Critique | Musique

Damon Albarn – Dr Dee

OPÉRA | Poursuivant son exploration de la voie lyrique, Albarn signe un opéra aventureux mais pas forcément selon des repères électro-rock…

DAMON ALBARN, DR DEE, DISTRIBUÉ PAR EMI. ***
REPRÉSENTATIONS DU 25 JUIN AU 7 JUILLET À LONDRES, WWW.MYSPACE.COM/DAMONALBARN

En novembre 2005, Gorillaz se produit pour cinq soirées consécutives au Manchester Opera House. Damon Albarn conçoit alors un lien particulier avec le Manchester International Festival qui suscitera, peu ou prou, la création d’un opéra chinois également sorti en disque (Monkey: Journey To The West, en 2007), d’une production théâtrale pour laquelle Albarn composa, mais sans trace discographique (It Felt Like A Kiss, en 2009), et puis de l’actuel Dr Dee montré en preview à l’été 2011, toujours à Manchester. L’idée de départ d’Albarn et de Jamie Hewlett était de convaincre l’auteur Alan Moore de concocter un opéra sur les super-héros: ce dernier suggéra plutôt une oeuvre consacrée à John Dee, à la fois mathématicien, astronome, navigateur et amateur d’occulte, devenu fameux par sa position de consultant de la Reine Elizabeth I. Dans le tumulte des glissements de sujet, Hewlett et Moore se sont retirés, laissant à Albarn seul le rôle de capitaine d’un opéra qui nous plonge dans l’Angleterre d’il y a quatre siècles.
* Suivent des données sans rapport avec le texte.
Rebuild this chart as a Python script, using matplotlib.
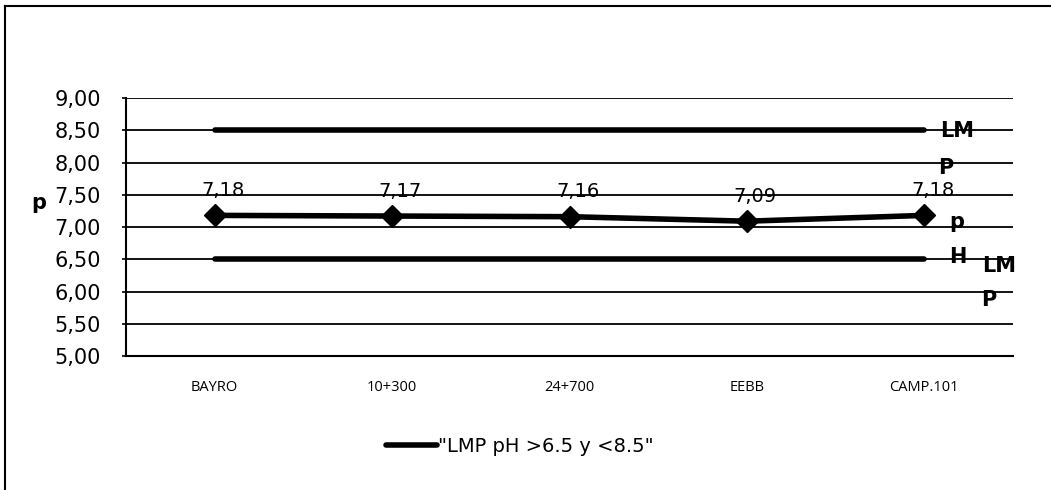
import matplotlib
matplotlib.use("Agg")
import matplotlib.pyplot as plt
from matplotlib.lines import Line2D
from matplotlib.ticker import FuncFormatter, MultipleLocator

# Sampling points and measured pH
stations = ["BAYRO", "10+300", "24+700", "EEBB", "CAMP.101"]
ph_values = [7.18, 7.17, 7.16, 7.09, 7.18]

# Permissible limits (LMP) for pH
lmp_lower = 6.5
lmp_upper = 8.5
legend_label = '"LMP pH >6.5 y <8.5"'

y_min, y_max, y_step = 5.0, 9.0, 0.5

plt.rcParams["font.family"] = ["DejaVu Sans"]

fig = plt.figure(figsize=(10.51, 4.90), dpi=100)
ax = fig.add_axes([126 / 1051, 1 - 356 / 490, (1013 - 126) / 1051, (356 - 98) / 490])

x = list(range(len(stations)))

# Limit lines
ax.plot(x, [lmp_upper] * len(x), color="black", lw=4, solid_capstyle="round",
        label=legend_label, zorder=3)
ax.plot(x, [lmp_lower] * len(x), color="black", lw=4, solid_capstyle="round", zorder=3)

# Measured pH series
ax.plot(x, ph_values, color="black", lw=4, marker="D", markersize=11, zorder=4)
for xi, v in zip(x, ph_values):
    ax.annotate(f"{v:.2f}".replace(".", ","), (xi, v), xytext=(6, 18),
                textcoords="offset points", ha="center", va="center",
                fontsize=14, color="black", zorder=5)

ax.set_xlim(-0.5, len(stations) - 0.5)
ax.set_ylim(y_min, y_max)
ax.yaxis.set_major_locator(MultipleLocator(y_step))
ax.yaxis.set_major_formatter(FuncFormatter(lambda v, p: f"{v:.2f}".replace(".", ",")))
ax.set_xticks(x)
ax.set_xticklabels(stations, fontsize=10.5, family=["Open Sans", "DejaVu Sans"])
ax.tick_params(axis="x", length=0, pad=17)
ax.tick_params(axis="y", length=3, width=1.2, labelsize=15, pad=15)

ax.grid(axis="y", color="black", lw=1.3)
ax.set_axisbelow(True)
for side in ("top", "right"):
    ax.spines[side].set_visible(False)
for side in ("left", "bottom"):
    ax.spines[side].set_linewidth(1.5)

# Series name fragments at the right end of the lines
bold = dict(fontsize=15, fontweight="bold", color="black", ha="center", va="center")
fig.text(957 / 1051, 1 - 131 / 490, "LM", **bold)
fig.text(946 / 1051, 1 - 168 / 490, "P", **bold)
fig.text(957 / 1051, 1 - 222 / 490, "p", **bold)
fig.text(958 / 1051, 1 - 257 / 490, "H", **bold)
fig.text(999 / 1051, 1 - 266 / 490, "LM", **bold)
fig.text(989 / 1051, 1 - 300 / 490, "P", **bold)

# Axis title
fig.text(39 / 1051, 1 - 203 / 490, "p", **bold)

# Legend
handles, labels = ax.get_legend_handles_labels()
fig.legend(handles, labels, loc="center", bbox_to_anchor=(520 / 1051, 1 - 446 / 490),
           frameon=False, fontsize=14, handlelength=2.6, handletextpad=0.05)

# Outer frame
fig.add_artist(Line2D([5 / 1051, 5 / 1051], [0, 1 - 6 / 490], color="black", lw=1.5))
fig.add_artist(Line2D([5 / 1051, 1], [1 - 6 / 490, 1 - 6 / 490], color="black", lw=1.5))

fig.savefig("out.png", dpi=100, facecolor="white")
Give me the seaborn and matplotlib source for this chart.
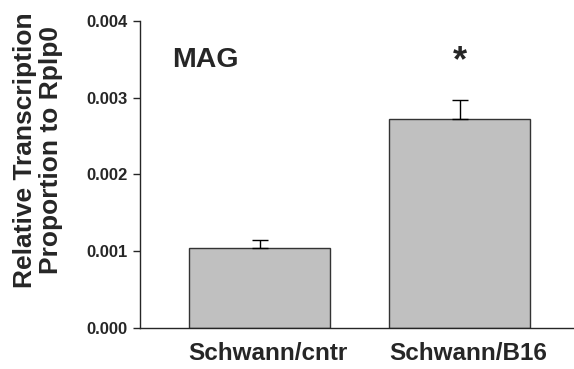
import matplotlib
matplotlib.use("Agg")
import numpy as np
import pandas as pd
import seaborn as sns
import matplotlib.transforms as mtransforms
from matplotlib import pyplot as plt

groups = ["Schwann/cntr", "Schwann/B16"]
means = [0.00104, 0.00272]
sems = [0.00010, 0.00025]

sns.set_style("ticks")
plt.rcParams["font.family"] = ["Liberation Sans", "DejaVu Sans"]
plt.rcParams["font.weight"] = "bold"

df = pd.DataFrame({"group": groups, "value": means})

fig = plt.figure(figsize=(5.74, 3.69), dpi=100)
ax = fig.add_axes([0.2439, 0.111, 0.755, 0.833])

sns.barplot(x="group", y="value", data=df, color="#c0c0c0", width=0.705,
            edgecolor="#333333", linewidth=1.0, saturation=1, errorbar=None, ax=ax)
ax.errorbar(np.arange(len(groups)), means, yerr=[np.zeros(len(sems)), sems],
            fmt="none", ecolor="black", elinewidth=1.0, capsize=5.5, capthick=1.0)

ax.set_xlim(-0.5975, 1.5675)
ax.set_ylim(0, 0.004)
ax.set_yticks([0, 0.001, 0.002, 0.003, 0.004])
ax.set_yticklabels(["0.000", "0.001", "0.002", "0.003", "0.004"], fontsize=12, fontweight="bold")
ax.tick_params(axis="y", length=5, width=1, direction="out", pad=4)
ax.tick_params(axis="x", length=0, pad=10, labelsize=17.5)
shift = mtransforms.ScaledTranslation(0.08, 0, fig.dpi_scale_trans)
for lbl in ax.get_xticklabels():
    lbl.set_fontweight("bold")
    lbl.set_transform(lbl.get_transform() + shift)

ax.set_xlabel("")
ax.set_ylabel("Relative Transcription\nProportion to Rplp0", fontsize=19,
              fontweight="bold", linespacing=1.12)
ax.yaxis.set_label_coords(-0.178, 0.58)

for side in ["top", "right"]:
    ax.spines[side].set_visible(False)
ax.spines["left"].set_linewidth(1.0)
ax.spines["bottom"].set_linewidth(1.0)

ax.text(0.074, 0.872, "MAG", transform=ax.transAxes, fontsize=20.5, fontweight="bold",
        ha="left", va="center")
ax.text(1, 0.00347, "*", fontsize=26, fontweight="bold", ha="center", va="center")

fig.savefig("out.png", dpi=100)
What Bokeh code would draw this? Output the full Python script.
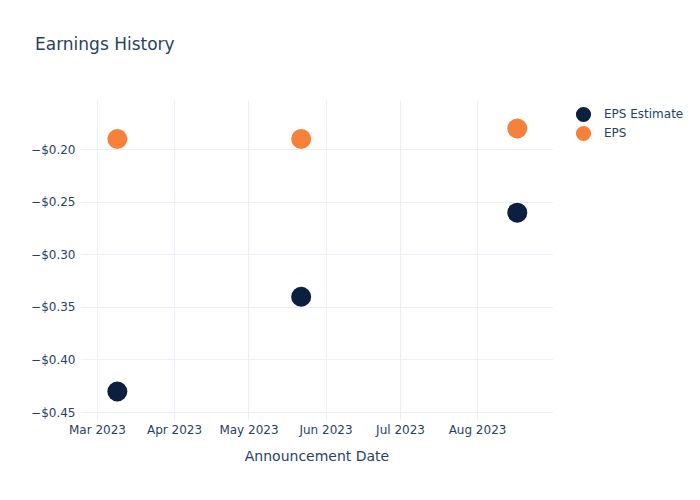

On comprend ce qui intéresse Albarn: Dee est un alchimiste puisqu’il tente de concilier les mondes antagonistes de la science et de la magie. On peut y voir un transfert sur une transversalité qui -faut-il le rappeler?- définit aussi le leader de Blur.

Cruauté XVIe

Une nouvelle fois, le procédé consiste à explorer une musique -l’opéra élisabéthain- sans l’atrophier ou la vulgariser. Ce disque de 48 minutes, découpé en 18 plages, possède donc une teinte oldie, d’abord par l’inclusion d’instruments anciens, comme la viole de gambe, mais davantage encore par le chant, orchestré dans un style hiératique, droit, cérémonieux. La quinzaine d’interprètes -sopranos, mezzos, ténors et basses- crée une véritable gangue vocale qui nous immerge dans des sentiments nouveaux, même si certaines parts masculines font remonter du Klaus Nomi en nous… Bizarrement, c’est un instrument inventé il y a seulement deux siècles -l’harmonium- qu’a choisi Albarn pour nous offrir des nappes cinématographiques, comme si cette seule grandeur contenue suffisait à restituer la cruauté -sociale, matérielle, intellectuelle- du XVIe anglais. Pour ne pas complètement dérouter l’auditeur, fan de Blur ou des autres projets « pop », Damon a invité le batteur Tony Allen et le joueur de kora Madou Diabate à épicer l’autrefois de contemporain. Moins par désir d’exotisme métisse que parce que le mélange prend et charme. A titre perso, Albarn balise son propre disque en interprétant une poignée de chansons plutôt cajoleuses (The Moon Exalted, Apple Carts, Cathedrals, The Marvelous Dream) qui confirment son intuition mélodique. Un bémol: le livret, peuplé de signes cabalisto-mathématiques, n’explicite en rien la narration de l’opéra. Dommage.